Певчие у нас в большинстве случаев считают, что их назначение не молиться, а исполнять певческую работу, во время которой можно вести себя довольно свободно, допуская праздные разговоры, шутки и даже смех в такой степени, что священник вынужден задерживать очередной возглас.

Бывают и такие прискорбные, даже кощунственные, случаи, когда какой-нибудь клирошанин читает газету, воспользовавшись перерывом в пении при чтении Апостола или даже Евангелия. А иногда – и выходят из храма покурить. Казалось бы, в церковный хор должны идти люди, не только желающие «попеть», но и дорожащие Церковью и чтущие ее святость… Внятное и выразительное чтение и пение на клиросе является в наших храмах исключением. По этому поводу приведем поучение св. праведника Иоанна Кронштадского: «Душевное спокойствие и сладость, чувствуемые нами по временам в храме Божием, при стройном пении и внятном чтении чтеца и священнослужителей, есть задаток нам той бесконечной сладости, которую будут ощущать в себе вечно созерцающие неизреченную доброту Лица Божия. Надо ревновать о стройном пении и внятном чтении. Называя в молитве по именам святых Божиих, мы тем подвизаем их в молитву за нас» («Моя жизнь во Христе», т. II). Всенощное бдение, так ярмо выделяющее нашу Православную Церковь на тусклом фоне инославных вероисповеданий и так дивно соединяющее нас с первыми веками христианства, раскрывает перед нами все торжество, всю духовную красоту и величие празднуемого события. А между тем во время всенощных бдений храмы пустуют, во время чтения Шестопсалмия молящиеся (и певчие) выходят из храма или ведут праздные разговоры, сидят на стульях.

В Часослове же читаем: «И начинаем Шестопсалмие, со всяким молчанием и умилением слушающе», а в Служебнике находим: «Глаголем Шестопсалмие со всяким вниманием и страхом Божиим, яко Самому собеседующе Христу Богу нашему невидимо, и моляще о гресех наших».

Поэтому сидеть во время чтения Шестопсалмия никому не дозволяется, кроме больных и престарелых. Шестопсалмие, по слову Типикона, настолько покаянно-умилительно, что во время его чтения гасится свет и большая часть свечей, дабы со вниманием слушать читаемое. Что же делать для преуспеяния духовного в отношении общественной молитвы? Как достичь духовного оздоровления паствы?

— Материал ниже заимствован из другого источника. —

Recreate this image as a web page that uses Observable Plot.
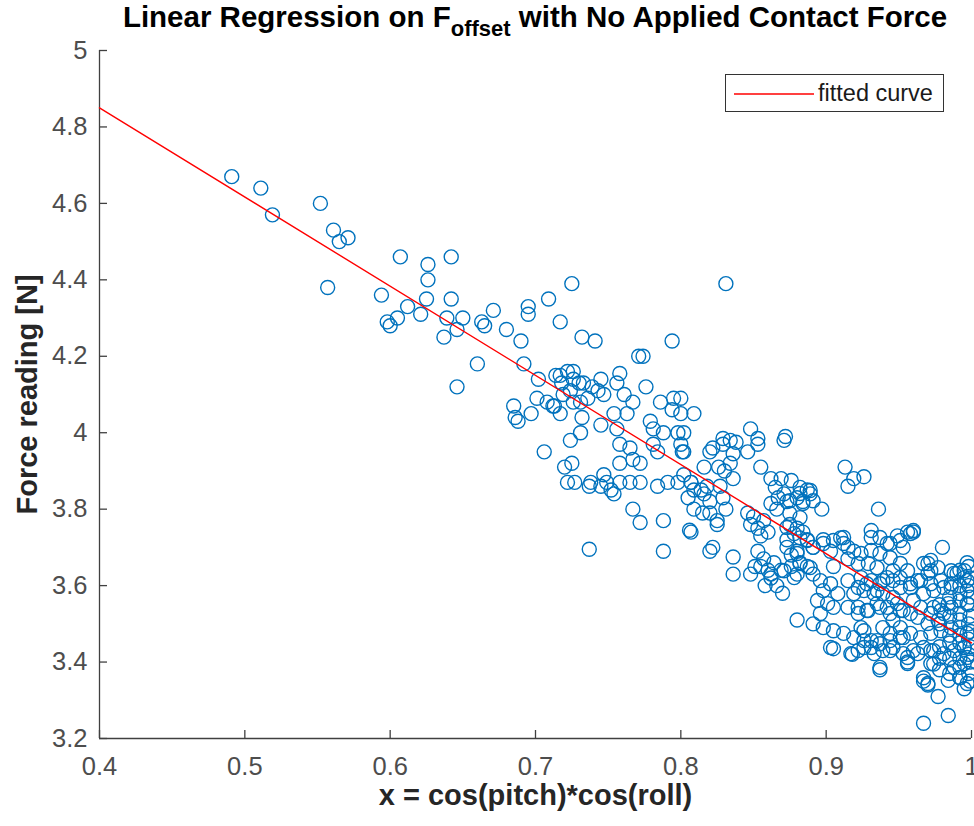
<!DOCTYPE html>
<html><head><meta charset="utf-8">
<script src="https://cdn.jsdelivr.net/npm/d3@7"></script>
<script src="https://cdn.jsdelivr.net/npm/@observablehq/plot@0.6"></script>
<style>
body{margin:0;background:#fff;}
#wrap{position:relative;width:974px;height:826px;overflow:hidden;font-family:"Liberation Sans",Arial,Helvetica,sans-serif;}
#title{position:absolute;top:1px;left:0;width:1070px;text-align:center;font-weight:bold;font-size:29.5px;line-height:32px;color:#000;white-space:nowrap;}
#title sub{font-size:22px;vertical-align:-9px;line-height:0;}
#legend{position:absolute;left:725px;top:74px;width:217px;height:36px;border:1.3px solid #333;background:#fff;}
#legend svg{position:absolute;left:0;top:0;}
#legend span{position:absolute;left:92px;top:4px;font-size:23.5px;line-height:28px;color:#1a1a1a;}
</style></head><body>
<div id="wrap"><div id="chart"></div>
<div id="title">Linear Regression on F<sub>offset</sub> with No Applied Contact Force</div>
<div id="legend"><svg width="92" height="36"><line x1="8" x2="88" y1="19" y2="19" stroke="#FF0000" stroke-width="1.4"/></svg><span>fitted curve</span></div>
</div>
<script>
const xDomain = [0.4, 1];
const yDomain = [3.2, 5];
const xTicks = [0.4, 0.5, 0.6, 0.7, 0.8, 0.9, 1];
const xTickLabels = ["0.4", "0.5", "0.6", "0.7", "0.8", "0.9", "1"];
const yTicks = [3.2, 3.4, 3.6, 3.8, 4, 4.2, 4.4, 4.6, 4.8, 5];
const yTickLabels = ["3.2", "3.4", "3.6", "3.8", "4", "4.2", "4.4", "4.6", "4.8", "5"];
const xLabel = "x = cos(pitch)*cos(roll)";
const yLabel = "Force reading [N]";
const fitX = [0.4, 1];
const fitY = [4.85, 3.45];
const points = [
[0.491,4.67],[0.511,4.64],[0.519,4.57],[0.552,4.60],[0.561,4.53],[0.565,4.50],[0.571,4.51],[0.557,4.38],
[0.594,4.36],[0.598,4.29],[0.600,4.28],[0.607,4.46],[0.605,4.30],[0.612,4.33],[0.621,4.31],[0.625,4.35],
[0.626,4.40],[0.626,4.44],[0.642,4.46],[0.642,4.35],[0.639,4.30],[0.650,4.30],[0.637,4.25],[0.646,4.27],
[0.646,4.12],[0.660,4.18],[0.663,4.29],[0.665,4.28],[0.671,4.32],[0.680,4.27],[0.690,4.24],[0.692,4.18],
[0.695,4.33],[0.695,4.31],[0.709,4.35],[0.725,4.39],[0.717,4.29],[0.732,4.25],[0.741,4.24],[0.685,4.07],
[0.686,4.04],[0.688,4.03],[0.697,4.05],[0.706,3.95],[0.701,4.09],[0.702,4.14],[0.831,4.39],[0.794,4.24],
[0.771,4.20],[0.774,4.20],
[0.714,4.15],[0.718,4.13],[0.722,4.16],[0.726,4.14],[0.730,4.13],[0.745,4.14],[0.758,4.155],[0.708,4.08],
[0.713,4.07],[0.717,4.05],[0.724,4.11],[0.731,4.08],[0.732,4.04],[0.739,4.12],[0.743,4.11],[0.747,4.10],
[0.756,4.13],[0.761,4.10],[0.767,4.08],[0.776,4.12],[0.786,4.08],[0.795,4.09],[0.794,4.06],[0.809,4.05],
[0.754,4.05],[0.763,4.05],[0.745,4.02],[0.731,4.00],[0.724,3.98],[0.756,4.01],[0.758,3.97],[0.765,3.96],
[0.779,4.03],[0.781,4.01],[0.788,4.00],[0.798,4.00],[0.800,3.97],[0.801,3.95],[0.781,3.97],[0.784,3.95],
[0.767,3.93],[0.772,3.92],[0.758,3.92],[0.720,3.91],[0.725,3.92],[0.722,3.87],[0.727,3.87],[0.738,3.87],
[0.747,3.89],[0.749,3.87],[0.752,3.85],[0.758,3.87],[0.765,3.87],[0.772,3.87],[0.784,3.86],[0.791,3.87],
[0.798,3.87],[0.807,3.87],[0.809,3.85],
[0.733,4.13],[0.717,4.15],[0.726,4.16],[0.719,4.10],[0.726,4.08],[0.712,4.07],[0.736,4.09],
[0.737,3.695],[0.767,3.80],[0.772,3.765],[0.788,3.77],[0.788,3.69],[0.806,3.745],[0.754,3.84],[0.745,3.86],[0.737,3.86],
[0.800,4.09],[0.800,4.05],[0.848,4.01],[0.853,3.985],[0.872,3.99],[0.829,3.985],[0.834,3.98],[0.838,3.975],
[0.822,3.96],[0.802,4.00],[0.802,3.95],
[0.820,3.95],[0.829,3.97],[0.836,3.945],[0.846,3.95],[0.853,3.97],[0.871,3.98],
[0.816,3.91],[0.826,3.91],[0.830,3.90],[0.834,3.92],[0.836,3.88],[0.827,3.86],[0.818,3.86],[0.816,3.84],
[0.820,3.82],[0.829,3.83],[0.831,3.80],[0.855,3.91],
[0.862,3.88],[0.869,3.88],[0.876,3.875],[0.882,3.857],[0.887,3.85],[0.865,3.857],[0.867,3.83],[0.871,3.84],
[0.862,3.815],[0.866,3.80],[0.873,3.82],[0.880,3.83],[0.884,3.82],[0.889,3.84],
[0.913,3.91],[0.919,3.88],[0.915,3.86],[0.926,3.885],[0.936,3.80],[0.897,3.80],
[0.807,3.87],[0.814,3.85],[0.805,3.83],[0.809,3.80],[0.802,3.89],[0.815,3.79],
[0.846,3.79],[0.850,3.78],[0.848,3.76],[0.853,3.75],[0.857,3.77],[0.860,3.74],[0.855,3.73],
[0.820,3.79],[0.825,3.77],[0.825,3.76],[0.807,3.74],[0.822,3.70],[0.836,3.675],[0.836,3.63],
[0.875,3.76],[0.880,3.75],[0.884,3.74],[0.882,3.725],[0.887,3.72],[0.873,3.72],
[0.891,3.70],[0.898,3.72],[0.903,3.69],[0.910,3.725],[0.912,3.71],[0.919,3.69],[0.915,3.67],[0.905,3.65],
[0.820,3.69],[0.853,3.69],[0.857,3.67],[0.855,3.65],[0.860,3.64],[0.864,3.66],[0.869,3.64],[0.862,3.63],
[0.851,3.65],[0.848,3.63],[0.876,3.68],[0.880,3.69],[0.882,3.66],[0.887,3.65],[0.891,3.63],[0.880,3.63],[0.876,3.65],
[0.942,3.71],[0.949,3.73],[0.956,3.74],[0.960,3.74],[0.953,3.70],
[0.980,3.700],[0.997,3.660],[0.970,3.658],[0.972,3.639],[0.970,3.632],[0.986,3.639],[0.990,3.632],[0.995,3.621],
[0.951,3.658],[0.956,3.639],[0.946,3.639],[0.942,3.621],[0.951,3.621],[0.963,3.613],[0.958,3.595],
[0.924,3.684],[0.931,3.692],[0.937,3.684],[0.944,3.673],[0.922,3.658],[0.929,3.658],[0.935,3.647],
[0.924,3.621],[0.931,3.613],[0.937,3.605],[0.926,3.587],[0.919,3.579],[0.933,3.579],[0.939,3.579],[0.946,3.569],
[0.922,3.543],[0.929,3.535],[0.935,3.553],[0.942,3.543],[0.949,3.553],[0.953,3.535],[0.960,3.561],[0.967,3.579],
[0.974,3.587],[0.981,3.595],[0.986,3.605],
[0.963,3.517],[0.970,3.501],[0.977,3.509],[0.981,3.527],[0.974,3.543],[0.984,3.553],
[0.946,3.509],[0.951,3.490],[0.939,3.490],[0.944,3.475],[0.953,3.464],
[0.924,3.490],[0.919,3.464],[0.926,3.456],[0.931,3.438],[0.922,3.430],[0.935,3.456],
[0.939,3.430],[0.946,3.438],[0.953,3.422],[0.960,3.430],[0.967,3.438],[0.974,3.430],[0.981,3.422],[0.988,3.430],[0.995,3.438],
[0.937,3.386],[0.956,3.396],[0.972,3.396],[0.988,3.386],[0.995,3.396],
[0.967,3.359],[0.970,3.344],[0.984,3.352],[0.992,3.359],[0.997,3.344],[0.917,3.422],
[0.873,3.752],[0.878,3.736],[0.873,3.700],[0.880,3.684],[0.887,3.718],[0.891,3.700],[0.882,3.658],[0.889,3.647],
[0.878,3.621],[0.871,3.639],[0.898,3.710],[0.905,3.718],[0.912,3.726],[0.915,3.700],
[0.896,3.613],[0.898,3.587],[0.903,3.605],[0.908,3.579],[0.894,3.561],[0.901,3.553],[0.905,3.543],[0.896,3.527],
[0.898,3.490],[0.905,3.482],[0.912,3.475],[0.926,3.482],[0.931,3.456],[0.937,3.448],[0.944,3.456],[0.951,3.464],
[0.958,3.475],[0.965,3.464],[0.972,3.475],[0.979,3.482],[0.986,3.490],
[0.903,3.438],[0.926,3.438],[0.933,3.422],[0.944,3.430],[0.956,3.412],[0.963,3.422],[0.972,3.430],
[0.875,3.822],[0.882,3.841],[0.889,3.849],[0.891,3.822],[0.884,3.815],[0.875,3.789],[0.882,3.778],
[0.937,3.726],[0.944,3.710],[0.951,3.718],[0.958,3.736],[0.960,3.744],[0.931,3.744],[0.931,3.726],
[0.967,3.658],[0.972,3.666],[0.977,3.647],[0.988,3.632],[0.995,3.639],[0.997,3.613],
[0.915,3.613],[0.922,3.595],[0.928,3.605],[0.935,3.587],[0.939,3.613],[0.946,3.613],[0.951,3.595],[0.958,3.605],
[0.965,3.613],[0.972,3.605],[0.979,3.613],[0.986,3.595],
[0.915,3.543],[0.922,3.527],[0.928,3.535],[0.937,3.543],[0.944,3.527],[0.951,3.535],[0.958,3.527],[0.965,3.543],
[0.972,3.527],[0.979,3.535],[0.986,3.543],[0.992,3.527],[0.997,3.553],
[0.992,3.579],[0.997,3.587],[0.992,3.490],[0.997,3.475],[0.995,3.438],[0.997,3.412],[0.992,3.386],
[0.998,3.65],[0.999,3.62],[0.998,3.60],[0.999,3.57],[0.998,3.55],[0.999,3.52],[0.998,3.50],[0.999,3.48],
[0.998,3.46],[0.999,3.44],[0.998,3.42],[0.999,3.40],[0.998,3.37],[0.999,3.35],
[0.992,3.64],[0.992,3.60],[0.992,3.56],[0.992,3.51],[0.992,3.47],[0.992,3.45],[0.992,3.41],
[0.985,3.57],[0.985,3.52],[0.985,3.47],[0.985,3.45],[0.985,3.41],[0.985,3.37],
[0.978,3.55],[0.978,3.50],[0.978,3.44],[0.978,3.41],[0.978,3.38],
[0.967,3.24],[0.984,3.26],[0.977,3.31],[0.970,3.34],[0.967,3.35],[0.995,3.33],[0.992,3.36],[0.956,3.40],
[0.974,3.395],[0.937,3.38],[0.905,3.435],[0.918,3.42],[0.880,3.51],[0.891,3.50],
[0.866,3.60],[0.870,3.58],[0.862,3.62],[0.858,3.60]
];
const fitLine = fitX.map((x, i) => ({x, y: fitY[i]}));
const axisColor = "#404040";
const chart = Plot.plot({
  width: 974, height: 826,
  marginLeft: 99, marginRight: 3, marginTop: 50, marginBottom: 88,
  x: {domain: xDomain},
  y: {domain: yDomain},
  style: {fontFamily: "Liberation Sans, Arial, sans-serif", background: "#fff"},
  marks: [
    Plot.ruleX([xDomain[0]], {stroke: axisColor, strokeWidth: 1.3}),
    Plot.ruleY([yDomain[0]], {stroke: axisColor, strokeWidth: 1.3}),
    Plot.axisX(xTicks, {tickSize: -8, tickFormat: () => "", stroke: axisColor, strokeWidth: 1.3, label: null}),
    Plot.axisY(yTicks, {tickSize: -8, tickFormat: () => "", stroke: axisColor, strokeWidth: 1.3, label: null}),
    Plot.axisX(xTicks, {tickSize: 0, tickPadding: 18, tickFormat: d => xTickLabels[xTicks.indexOf(d)], fontSize: 25.5, fill: "#4d4d4d", label: null}),
    Plot.axisY(yTicks, {tickSize: 0, tickPadding: 12, tickFormat: d => yTickLabels[yTicks.indexOf(d)], fontSize: 25.5, fill: "#4d4d4d", label: null}),
    Plot.dot(points, {x: d => d[0], y: d => d[1], r: 7, stroke: "#0072BD", strokeWidth: 1.4, fill: "none"}),
    Plot.line(fitLine, {x: "x", y: "y", stroke: "#FF0000", strokeWidth: 1.4}),
    Plot.text([xLabel], {frameAnchor: "bottom", dy: 66, fontSize: 29, fontWeight: "bold", fill: "#262626"}),
    Plot.text([yLabel], {frameAnchor: "left", dx: -72, rotate: -90, textAnchor: "middle", fontSize: 29, fontWeight: "bold", fill: "#262626"})
  ]
});
document.getElementById("chart").appendChild(chart);
</script>
</body></html>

Прежде всего священники должны довести до сознания своей паствы пагубность всех этих нездоровых явлений и непрестанно внушать пасомым, что неполное проведение устава есть только снисхождение к немощи, а сознательное небрежение им есть грех. Об этом нужно проводить беседы и всячески искоренять тлетворное влияние светского мира на жизнь Церкви. Нужно затронуть сердце верующих так, чтобы паства ощутила заботу Церкви о душе каждого. Тлетворные влияния, в общих чертах указанные нами, не найдут отклика в душе верующего, если посещающий храм Божий приобщится к жизни Церкви, сознавая, что духовные устремления его, исполненные веры и усердия, умиления и покаяния, питаются благодатью Духа Святого, пребывающего в Церкви Христовой.